■ **GOAL OF THE EXERCISE**: Without the pictures, return all of the material exactly as written.

■ **DATA EXTRACT**:
________________________________________
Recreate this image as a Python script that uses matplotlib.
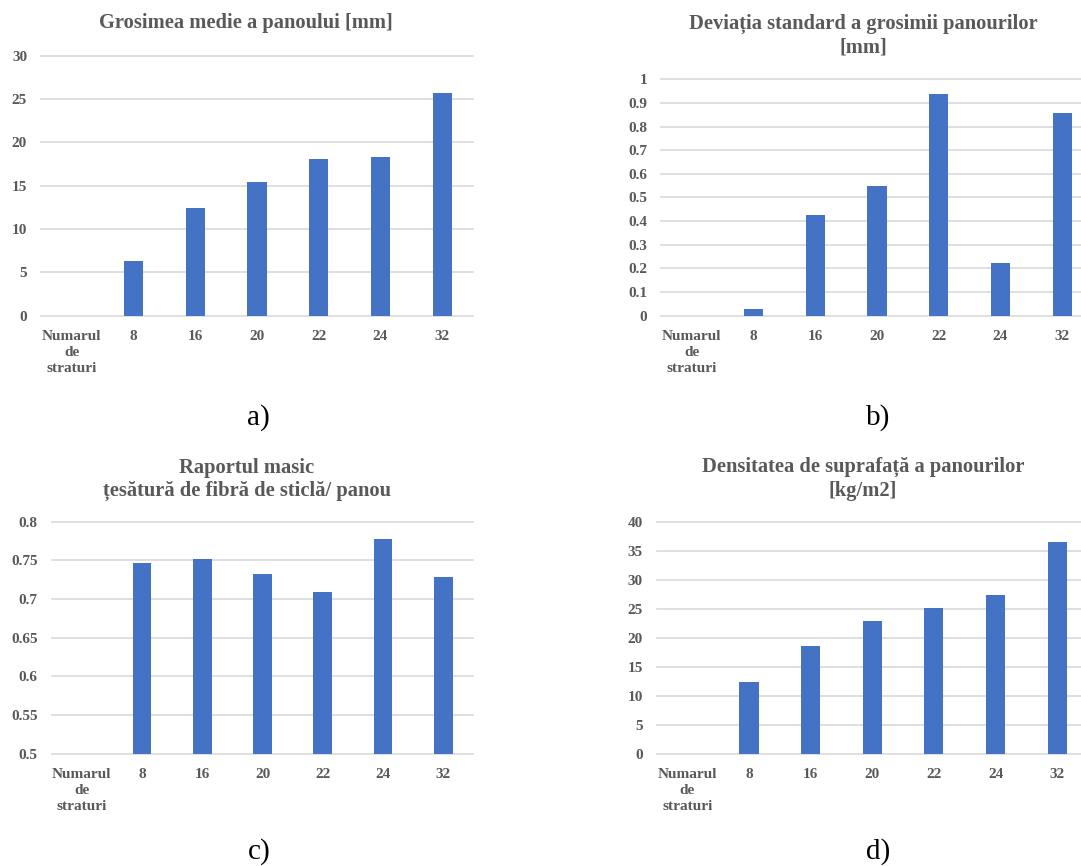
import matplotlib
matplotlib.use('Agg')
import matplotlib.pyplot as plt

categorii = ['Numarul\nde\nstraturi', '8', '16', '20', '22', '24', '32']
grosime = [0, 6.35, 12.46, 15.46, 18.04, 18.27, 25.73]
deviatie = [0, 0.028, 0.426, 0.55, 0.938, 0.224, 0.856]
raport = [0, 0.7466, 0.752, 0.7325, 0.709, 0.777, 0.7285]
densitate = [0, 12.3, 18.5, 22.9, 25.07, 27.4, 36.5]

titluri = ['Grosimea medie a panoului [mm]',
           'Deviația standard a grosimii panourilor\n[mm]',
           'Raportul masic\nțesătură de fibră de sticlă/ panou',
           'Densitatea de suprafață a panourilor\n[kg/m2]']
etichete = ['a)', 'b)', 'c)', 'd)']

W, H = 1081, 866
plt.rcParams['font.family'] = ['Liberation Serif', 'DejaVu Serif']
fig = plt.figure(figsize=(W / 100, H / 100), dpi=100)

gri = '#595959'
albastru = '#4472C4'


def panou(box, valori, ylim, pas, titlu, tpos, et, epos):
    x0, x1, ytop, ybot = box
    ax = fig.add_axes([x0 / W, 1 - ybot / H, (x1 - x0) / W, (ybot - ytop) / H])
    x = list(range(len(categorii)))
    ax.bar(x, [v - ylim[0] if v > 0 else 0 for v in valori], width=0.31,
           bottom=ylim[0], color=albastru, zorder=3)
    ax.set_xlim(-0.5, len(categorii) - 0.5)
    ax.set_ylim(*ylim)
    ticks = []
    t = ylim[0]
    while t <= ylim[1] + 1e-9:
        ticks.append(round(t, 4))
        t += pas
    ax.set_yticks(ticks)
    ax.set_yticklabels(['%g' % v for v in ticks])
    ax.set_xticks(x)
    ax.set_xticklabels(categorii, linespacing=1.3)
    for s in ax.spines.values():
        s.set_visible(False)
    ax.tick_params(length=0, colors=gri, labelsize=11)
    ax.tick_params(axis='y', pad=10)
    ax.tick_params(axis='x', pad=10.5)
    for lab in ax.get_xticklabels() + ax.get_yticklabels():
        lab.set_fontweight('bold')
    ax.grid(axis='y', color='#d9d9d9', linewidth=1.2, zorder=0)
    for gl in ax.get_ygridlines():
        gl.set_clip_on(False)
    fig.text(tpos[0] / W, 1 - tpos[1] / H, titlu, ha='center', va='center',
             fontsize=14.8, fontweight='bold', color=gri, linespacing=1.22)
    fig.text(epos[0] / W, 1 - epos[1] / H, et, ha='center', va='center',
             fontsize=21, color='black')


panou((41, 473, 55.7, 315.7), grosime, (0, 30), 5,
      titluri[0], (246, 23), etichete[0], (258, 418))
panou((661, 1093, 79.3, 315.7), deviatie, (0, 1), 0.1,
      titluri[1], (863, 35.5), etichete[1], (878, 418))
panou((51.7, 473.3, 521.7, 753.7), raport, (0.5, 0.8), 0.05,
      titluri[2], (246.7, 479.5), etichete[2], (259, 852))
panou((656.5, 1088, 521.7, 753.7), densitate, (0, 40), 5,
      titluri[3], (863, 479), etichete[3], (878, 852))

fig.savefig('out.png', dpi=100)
________________________________________
■ **OUTPUT**:
Recreate this image as a Python script that uses matplotlib.
import matplotlib
matplotlib.use('Agg')
import matplotlib.pyplot as plt

categorii = ['Numarul\nde\nstraturi', '8', '16', '20', '22', '24', '32']
grosime = [0, 6.35, 12.46, 15.46, 18.04, 18.27, 25.73]
deviatie = [0, 0.028, 0.426, 0.55, 0.938, 0.224, 0.856]
raport = [0, 0.7466, 0.752, 0.7325, 0.709, 0.777, 0.7285]
densitate = [0, 12.3, 18.5, 22.9, 25.07, 27.4, 36.5]

titluri = ['Grosimea medie a panoului [mm]',
           'Deviația standard a grosimii panourilor\n[mm]',
           'Raportul masic\nțesătură de fibră de sticlă/ panou',
           'Densitatea de suprafață a panourilor\n[kg/m2]']
etichete = ['a)', 'b)', 'c)', 'd)']

W, H = 1081, 866
plt.rcParams['font.family'] = ['Liberation Serif', 'DejaVu Serif']
fig = plt.figure(figsize=(W / 100, H / 100), dpi=100)

gri = '#595959'
albastru = '#4472C4'


def panou(box, valori, ylim, pas, titlu, tpos, et, epos):
    x0, x1, ytop, ybot = box
    ax = fig.add_axes([x0 / W, 1 - ybot / H, (x1 - x0) / W, (ybot - ytop) / H])
    x = list(range(len(categorii)))
    ax.bar(x, [v - ylim[0] if v > 0 else 0 for v in valori], width=0.31,
           bottom=ylim[0], color=albastru, zorder=3)
    ax.set_xlim(-0.5, len(categorii) - 0.5)
    ax.set_ylim(*ylim)
    ticks = []
    t = ylim[0]
    while t <= ylim[1] + 1e-9:
        ticks.append(round(t, 4))
        t += pas
    ax.set_yticks(ticks)
    ax.set_yticklabels(['%g' % v for v in ticks])
    ax.set_xticks(x)
    ax.set_xticklabels(categorii, linespacing=1.3)
    for s in ax.spines.values():
        s.set_visible(False)
    ax.tick_params(length=0, colors=gri, labelsize=11)
    ax.tick_params(axis='y', pad=10)
    ax.tick_params(axis='x', pad=10.5)
    for lab in ax.get_xticklabels() + ax.get_yticklabels():
        lab.set_fontweight('bold')
    ax.grid(axis='y', color='#d9d9d9', linewidth=1.2, zorder=0)
    for gl in ax.get_ygridlines():
        gl.set_clip_on(False)
    fig.text(tpos[0] / W, 1 - tpos[1] / H, titlu, ha='center', va='center',
             fontsize=14.8, fontweight='bold', color=gri, linespacing=1.22)
    fig.text(epos[0] / W, 1 - epos[1] / H, et, ha='center', va='center',
             fontsize=21, color='black')


panou((41, 473, 55.7, 315.7), grosime, (0, 30), 5,
      titluri[0], (246, 23), etichete[0], (258, 418))
panou((661, 1093, 79.3, 315.7), deviatie, (0, 1), 0.1,
      titluri[1], (863, 35.5), etichete[1], (878, 418))
panou((51.7, 473.3, 521.7, 753.7), raport, (0.5, 0.8), 0.05,
      titluri[2], (246.7, 479.5), etichete[2], (259, 852))
panou((656.5, 1088, 521.7, 753.7), densitate, (0, 40), 5,
      titluri[3], (863, 479), etichete[3], (878, 852))

fig.savefig('out.png', dpi=100)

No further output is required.